» Material:
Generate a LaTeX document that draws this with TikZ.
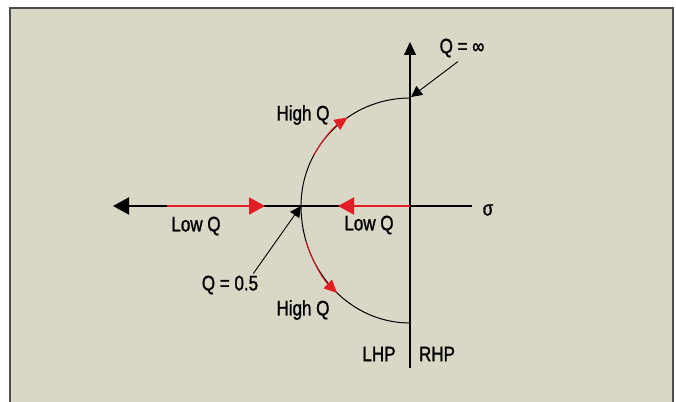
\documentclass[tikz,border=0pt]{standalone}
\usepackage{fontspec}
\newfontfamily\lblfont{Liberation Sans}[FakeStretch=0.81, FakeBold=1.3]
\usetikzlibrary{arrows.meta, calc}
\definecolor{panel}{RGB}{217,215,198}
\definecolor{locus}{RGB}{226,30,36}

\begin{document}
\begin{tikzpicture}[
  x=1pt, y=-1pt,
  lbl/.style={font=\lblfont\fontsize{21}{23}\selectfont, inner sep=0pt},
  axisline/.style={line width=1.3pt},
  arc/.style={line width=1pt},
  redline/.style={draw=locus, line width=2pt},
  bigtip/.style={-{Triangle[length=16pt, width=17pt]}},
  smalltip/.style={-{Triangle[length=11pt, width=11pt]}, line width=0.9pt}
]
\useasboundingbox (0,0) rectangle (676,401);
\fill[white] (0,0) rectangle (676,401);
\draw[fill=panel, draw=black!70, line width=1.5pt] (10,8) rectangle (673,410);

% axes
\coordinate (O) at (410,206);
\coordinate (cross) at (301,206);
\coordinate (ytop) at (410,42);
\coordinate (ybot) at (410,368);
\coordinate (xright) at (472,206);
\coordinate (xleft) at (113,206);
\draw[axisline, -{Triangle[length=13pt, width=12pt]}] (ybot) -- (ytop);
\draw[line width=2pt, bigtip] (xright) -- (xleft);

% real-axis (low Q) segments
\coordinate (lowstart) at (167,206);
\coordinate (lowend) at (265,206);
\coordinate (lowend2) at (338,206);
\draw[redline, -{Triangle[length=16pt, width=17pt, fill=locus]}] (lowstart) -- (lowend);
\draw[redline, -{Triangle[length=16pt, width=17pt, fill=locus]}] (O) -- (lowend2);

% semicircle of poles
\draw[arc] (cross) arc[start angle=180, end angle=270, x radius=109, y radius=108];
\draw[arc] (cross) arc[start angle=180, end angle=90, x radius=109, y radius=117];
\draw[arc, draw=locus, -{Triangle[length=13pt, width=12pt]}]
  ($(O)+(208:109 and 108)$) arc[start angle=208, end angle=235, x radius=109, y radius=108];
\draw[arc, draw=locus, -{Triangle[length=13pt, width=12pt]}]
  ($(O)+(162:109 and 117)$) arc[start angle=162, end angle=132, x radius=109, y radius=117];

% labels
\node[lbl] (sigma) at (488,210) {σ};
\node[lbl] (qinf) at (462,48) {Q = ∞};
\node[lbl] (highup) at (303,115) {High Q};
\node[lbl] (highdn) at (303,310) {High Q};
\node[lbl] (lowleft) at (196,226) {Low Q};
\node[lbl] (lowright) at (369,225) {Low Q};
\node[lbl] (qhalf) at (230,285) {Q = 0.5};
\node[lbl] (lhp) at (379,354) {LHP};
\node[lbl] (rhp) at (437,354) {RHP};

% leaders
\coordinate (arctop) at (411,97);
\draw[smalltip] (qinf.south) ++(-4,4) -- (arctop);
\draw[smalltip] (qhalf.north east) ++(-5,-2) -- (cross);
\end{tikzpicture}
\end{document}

» To do:
Give the data above again in full and unchanged, skipping the pictures.

» Full solution:
Generate a LaTeX document that draws this with TikZ.
\documentclass[tikz,border=0pt]{standalone}
\usepackage{fontspec}
\newfontfamily\lblfont{Liberation Sans}[FakeStretch=0.81, FakeBold=1.3]
\usetikzlibrary{arrows.meta, calc}
\definecolor{panel}{RGB}{217,215,198}
\definecolor{locus}{RGB}{226,30,36}

\begin{document}
\begin{tikzpicture}[
  x=1pt, y=-1pt,
  lbl/.style={font=\lblfont\fontsize{21}{23}\selectfont, inner sep=0pt},
  axisline/.style={line width=1.3pt},
  arc/.style={line width=1pt},
  redline/.style={draw=locus, line width=2pt},
  bigtip/.style={-{Triangle[length=16pt, width=17pt]}},
  smalltip/.style={-{Triangle[length=11pt, width=11pt]}, line width=0.9pt}
]
\useasboundingbox (0,0) rectangle (676,401);
\fill[white] (0,0) rectangle (676,401);
\draw[fill=panel, draw=black!70, line width=1.5pt] (10,8) rectangle (673,410);

% axes
\coordinate (O) at (410,206);
\coordinate (cross) at (301,206);
\coordinate (ytop) at (410,42);
\coordinate (ybot) at (410,368);
\coordinate (xright) at (472,206);
\coordinate (xleft) at (113,206);
\draw[axisline, -{Triangle[length=13pt, width=12pt]}] (ybot) -- (ytop);
\draw[line width=2pt, bigtip] (xright) -- (xleft);

% real-axis (low Q) segments
\coordinate (lowstart) at (167,206);
\coordinate (lowend) at (265,206);
\coordinate (lowend2) at (338,206);
\draw[redline, -{Triangle[length=16pt, width=17pt, fill=locus]}] (lowstart) -- (lowend);
\draw[redline, -{Triangle[length=16pt, width=17pt, fill=locus]}] (O) -- (lowend2);

% semicircle of poles
\draw[arc] (cross) arc[start angle=180, end angle=270, x radius=109, y radius=108];
\draw[arc] (cross) arc[start angle=180, end angle=90, x radius=109, y radius=117];
\draw[arc, draw=locus, -{Triangle[length=13pt, width=12pt]}]
  ($(O)+(208:109 and 108)$) arc[start angle=208, end angle=235, x radius=109, y radius=108];
\draw[arc, draw=locus, -{Triangle[length=13pt, width=12pt]}]
  ($(O)+(162:109 and 117)$) arc[start angle=162, end angle=132, x radius=109, y radius=117];

% labels
\node[lbl] (sigma) at (488,210) {σ};
\node[lbl] (qinf) at (462,48) {Q = ∞};
\node[lbl] (highup) at (303,115) {High Q};
\node[lbl] (highdn) at (303,310) {High Q};
\node[lbl] (lowleft) at (196,226) {Low Q};
\node[lbl] (lowright) at (369,225) {Low Q};
\node[lbl] (qhalf) at (230,285) {Q = 0.5};
\node[lbl] (lhp) at (379,354) {LHP};
\node[lbl] (rhp) at (437,354) {RHP};

% leaders
\coordinate (arctop) at (411,97);
\draw[smalltip] (qinf.south) ++(-4,4) -- (arctop);
\draw[smalltip] (qhalf.north east) ++(-5,-2) -- (cross);
\end{tikzpicture}
\end{document}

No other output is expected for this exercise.